Little Women
(Louisa May Alcott)
Little Women by Louise May Alcott tells the story of the March family living in Civial War Massachusetts. The four March sisters work together with thier mother (called Marmee) to make it through poverty, seperation from thier father who is away fighting, and upholding thier morals sometimes against popular opinion of the day. The eldest daughter Margret (called Meg) tends to remember and long for the past and the wealth and gentility the family used to enjoy. She is proper and tends toward the traditional. Josephine (called Jo) is irrevrent and a tom boy. She longs for the freedom of a man while being very much a woman.

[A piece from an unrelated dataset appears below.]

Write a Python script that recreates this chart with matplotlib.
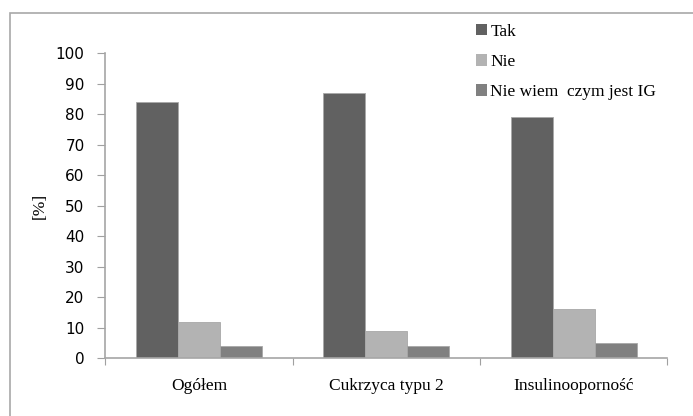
import numpy as np
import matplotlib
matplotlib.use('Agg')
import matplotlib.pyplot as plt
from matplotlib.patches import Rectangle

# Dane: odsetek odpowiedzi w grupach
grupy = ['Ogółem', 'Cukrzyca typu 2', 'Insulinooporność']
serie = ['Tak', 'Nie', 'Nie wiem  czym jest IG']
tak = [84, 87, 79]
nie = [12, 9, 16]
nie_wiem = [4, 4, 5]
wartosci = [tak, nie, nie_wiem]
kolory = ['#616161', '#b3b3b3', '#808080']

plt.rcParams['font.family'] = ['Liberation Serif', 'DejaVu Serif']

fig = plt.figure(figsize=(6.93, 4.16), dpi=100)
ax = fig.add_axes([0.1521, 0.1387, 0.8111, 0.7332])

x = np.arange(len(grupy))
szer = 0.224
for i, (nazwa, dane, kol) in enumerate(zip(serie, wartosci, kolory)):
    ax.bar(x + (i - 1) * szer, dane, width=szer, color=kol,
           edgecolor='#a8a8a8', linewidth=0.6, label=nazwa)

ax.set_xlim(-0.5, 2.5)
ax.set_ylim(0, 100)
ax.set_yticks(range(0, 101, 10))
ax.set_yticklabels([str(v) for v in range(0, 101, 10)],
                   fontfamily='DejaVu Sans', fontsize=11)
ax.set_xticks([-0.5, 0.5, 1.5, 2.5])
ax.set_xticklabels([])
ax.set_xticks(x, minor=True)
ax.set_xticklabels(grupy, minor=True, fontsize=12.5)
ax.tick_params(axis='x', which='minor', length=0, pad=14)
ax.tick_params(axis='x', which='major', length=5, color='#a0a0a0')
ax.tick_params(axis='y', length=6, pad=9, color='#a0a0a0')

for s in ['top', 'right']:
    ax.spines[s].set_visible(False)
for s in ['left', 'bottom']:
    ax.spines[s].set_color('#a6a6a6')
    ax.spines[s].set_linewidth(1.2)

ax.set_ylabel('[%]', fontsize=12.5, labelpad=6)

leg = ax.legend(loc='upper left', bbox_to_anchor=(467 / 693, 1 - 15 / 416),
                bbox_transform=fig.transFigure, frameon=False, fontsize=12.5,
                handlelength=0.65, handleheight=0.65, handletextpad=0.2,
                labelspacing=0.82, borderpad=0)
for h in leg.legend_handles:
    h.set_edgecolor('none')

# ramka wokół wykresu
fig.add_artist(Rectangle((10 / 693, -0.1), 1.0, 1.1 - 13 / 416,
                         transform=fig.transFigure, fill=False,
                         edgecolor='#a8a8a8', linewidth=1.2))

fig.savefig('out.png', dpi=100)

Beth is the ethereal, selfless and talented homebody daughter who dies young. And Amy is the hopeful and self centered youngest of the March sisters. Early on in the story the girls befriend the new neighbor boy come from Europe to live with his grandfather, Theodore Lawrence (called Teddy and Laurie alternatly). Each girl gets out of thier relationship with Laurie something uniquely needed by thier own personality. And Laurie in exchange gets the opportunity to experiance the real and unconditionl love of a family. He falls in love with Joe who refuses to marry him and after a time of gentel debauchery in Europe marries Amy. The reader is left to wonder about his intentions. Does he love Amy truely or does he simply need to belong to the March family? Meg marries Laurie's tutor and lives a traditional life, careing for thier mother and bearing children. Beth dies young after contracting an illness from an immigrant family which greatly weakens her heart. Joe goes on to open a school for troubled and homeless boys with her German Proffessor husband and continues to question the sociatel norms of the day.